• Information shown:
◇ ◇ ◇ ◇

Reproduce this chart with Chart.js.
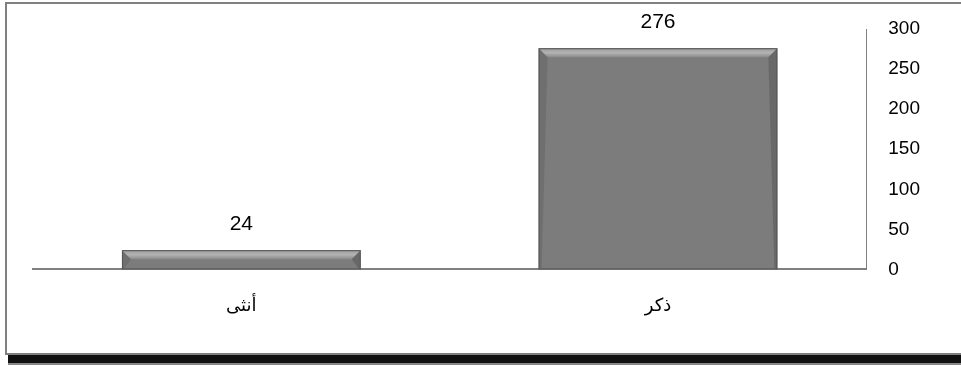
<!DOCTYPE html>
<html>
<head>
<meta charset="utf-8">
<script src="https://cdn.jsdelivr.net/npm/chart.js@4.4.1/dist/chart.umd.min.js"></script>
<style>
  html, body { margin: 0; padding: 0; background: #fff; }
  #wrap { position: relative; width: 961px; height: 366px; overflow: hidden; }
  #frame {
    position: absolute; left: 5px; top: 2px; width: 1000px; height: 349px;
    border: 2px solid #808080;
    box-shadow: 2px 9px 0 -1px #111, 2px 11px 0 -1px #888;
  }
  #chartGenero { position: absolute; left: 0; top: 0; }
</style>
</head>
<body>
<div id="wrap">
  <div id="frame"></div>
  <canvas id="chartGenero" width="961" height="366"></canvas>
</div>
<script>
// datos
const categorias = ['ذكر', 'أنثى'];
const valores = [276, 24];
const ticksY = [0, 50, 100, 150, 200, 250, 300];

const fuente = '"Liberation Sans", Arial, sans-serif';

// etiquetas encima de las barras + bisel
const etiquetas = {
  id: 'etiquetas',
  afterDatasetsDraw(chart) {
    const c = chart.ctx;
    const meta = chart.getDatasetMeta(0);
    meta.data.forEach((bar, i) => {
      const x0 = bar.x - bar.width / 2, x1 = bar.x + bar.width / 2;
      const yTop = bar.y, yBot = bar.base;
      // bisel superior
      const b = Math.min(9, (yBot - yTop) / 2);
      c.save();
      let g = c.createLinearGradient(0, yTop, 0, yTop + b);
      g.addColorStop(0, '#9a9a9a');
      g.addColorStop(0.5, '#b4b4b4');
      g.addColorStop(1, '#8a8a8a');
      c.fillStyle = g;
      c.beginPath();
      c.moveTo(x0, yTop); c.lineTo(x1, yTop); c.lineTo(x1 - b, yTop + b); c.lineTo(x0 + b, yTop + b);
      c.closePath(); c.fill();
      // lados
      c.fillStyle = 'rgba(60,60,60,0.3)';
      c.beginPath();
      c.moveTo(x1, yTop); c.lineTo(x1, yBot); c.lineTo(x1 - 3, yBot - 2); c.lineTo(x1 - b, yTop + b);
      c.closePath(); c.fill();
      c.fillStyle = 'rgba(60,60,60,0.2)';
      c.beginPath();
      c.moveTo(x0, yTop); c.lineTo(x0, yBot); c.lineTo(x0 + 3, yBot - 2); c.lineTo(x0 + b, yTop + b);
      c.closePath(); c.fill();
      c.strokeStyle = '#555';
      c.lineWidth = 1;
      c.strokeRect(x0 + 0.5, yTop + 0.5, bar.width - 1, yBot - yTop - 1);
      // valor
      c.fillStyle = '#000';
      c.font = '21px ' + fuente;
      c.textAlign = 'center';
      c.textBaseline = 'middle';
      c.fillText(valores[i], bar.x, yTop - 26);
      c.restore();
    });
  }
};

const chartGenero = new Chart(document.getElementById('chartGenero').getContext('2d'), {
  type: 'bar',
  data: {
    labels: categorias,
    datasets: [{
      data: valores,
      backgroundColor: '#7c7c7c',
      borderWidth: 0,
      barPercentage: 0.573,
      categoryPercentage: 1
    }]
  },
  options: {
    responsive: false,
    animation: false,
    events: [],
    layout: { padding: { left: 33, top: 29, right: 27, bottom: 31 } },
    plugins: { legend: { display: false }, tooltip: { enabled: false } },
    scales: {
      x: {
        reverse: true,
        grid: { display: false },
        border: { display: true, color: '#808080', width: 2 },
        ticks: { color: '#000', padding: 18, font: { family: '"DejaVu Sans", Arial, sans-serif', size: 18 } }
      },
      y: {
        position: 'right',
        min: 0,
        max: 300,
        afterBuildTicks(axis) { axis.ticks = ticksY.map(v => ({ value: v })); },
        grid: { display: false },
        border: { display: true, color: '#808080', width: 1 },
        ticks: { color: '#000', padding: 14, font: { family: fuente, size: 19 } }
      }
    }
  },
  plugins: [etiquetas]
});
</script>
</body>
</html>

◇ ◇ ◇ ◇

• Instruction:
Copy every line of the data word for word, omitting the images.

• Task result:
Reproduce this chart with Chart.js.
<!DOCTYPE html>
<html>
<head>
<meta charset="utf-8">
<script src="https://cdn.jsdelivr.net/npm/chart.js@4.4.1/dist/chart.umd.min.js"></script>
<style>
  html, body { margin: 0; padding: 0; background: #fff; }
  #wrap { position: relative; width: 961px; height: 366px; overflow: hidden; }
  #frame {
    position: absolute; left: 5px; top: 2px; width: 1000px; height: 349px;
    border: 2px solid #808080;
    box-shadow: 2px 9px 0 -1px #111, 2px 11px 0 -1px #888;
  }
  #chartGenero { position: absolute; left: 0; top: 0; }
</style>
</head>
<body>
<div id="wrap">
  <div id="frame"></div>
  <canvas id="chartGenero" width="961" height="366"></canvas>
</div>
<script>
// datos
const categorias = ['ذكر', 'أنثى'];
const valores = [276, 24];
const ticksY = [0, 50, 100, 150, 200, 250, 300];

const fuente = '"Liberation Sans", Arial, sans-serif';

// etiquetas encima de las barras + bisel
const etiquetas = {
  id: 'etiquetas',
  afterDatasetsDraw(chart) {
    const c = chart.ctx;
    const meta = chart.getDatasetMeta(0);
    meta.data.forEach((bar, i) => {
      const x0 = bar.x - bar.width / 2, x1 = bar.x + bar.width / 2;
      const yTop = bar.y, yBot = bar.base;
      // bisel superior
      const b = Math.min(9, (yBot - yTop) / 2);
      c.save();
      let g = c.createLinearGradient(0, yTop, 0, yTop + b);
      g.addColorStop(0, '#9a9a9a');
      g.addColorStop(0.5, '#b4b4b4');
      g.addColorStop(1, '#8a8a8a');
      c.fillStyle = g;
      c.beginPath();
      c.moveTo(x0, yTop); c.lineTo(x1, yTop); c.lineTo(x1 - b, yTop + b); c.lineTo(x0 + b, yTop + b);
      c.closePath(); c.fill();
      // lados
      c.fillStyle = 'rgba(60,60,60,0.3)';
      c.beginPath();
      c.moveTo(x1, yTop); c.lineTo(x1, yBot); c.lineTo(x1 - 3, yBot - 2); c.lineTo(x1 - b, yTop + b);
      c.closePath(); c.fill();
      c.fillStyle = 'rgba(60,60,60,0.2)';
      c.beginPath();
      c.moveTo(x0, yTop); c.lineTo(x0, yBot); c.lineTo(x0 + 3, yBot - 2); c.lineTo(x0 + b, yTop + b);
      c.closePath(); c.fill();
      c.strokeStyle = '#555';
      c.lineWidth = 1;
      c.strokeRect(x0 + 0.5, yTop + 0.5, bar.width - 1, yBot - yTop - 1);
      // valor
      c.fillStyle = '#000';
      c.font = '21px ' + fuente;
      c.textAlign = 'center';
      c.textBaseline = 'middle';
      c.fillText(valores[i], bar.x, yTop - 26);
      c.restore();
    });
  }
};

const chartGenero = new Chart(document.getElementById('chartGenero').getContext('2d'), {
  type: 'bar',
  data: {
    labels: categorias,
    datasets: [{
      data: valores,
      backgroundColor: '#7c7c7c',
      borderWidth: 0,
      barPercentage: 0.573,
      categoryPercentage: 1
    }]
  },
  options: {
    responsive: false,
    animation: false,
    events: [],
    layout: { padding: { left: 33, top: 29, right: 27, bottom: 31 } },
    plugins: { legend: { display: false }, tooltip: { enabled: false } },
    scales: {
      x: {
        reverse: true,
        grid: { display: false },
        border: { display: true, color: '#808080', width: 2 },
        ticks: { color: '#000', padding: 18, font: { family: '"DejaVu Sans", Arial, sans-serif', size: 18 } }
      },
      y: {
        position: 'right',
        min: 0,
        max: 300,
        afterBuildTicks(axis) { axis.ticks = ticksY.map(v => ({ value: v })); },
        grid: { display: false },
        border: { display: true, color: '#808080', width: 1 },
        ticks: { color: '#000', padding: 14, font: { family: fuente, size: 19 } }
      }
    }
  },
  plugins: [etiquetas]
});
</script>
</body>
</html>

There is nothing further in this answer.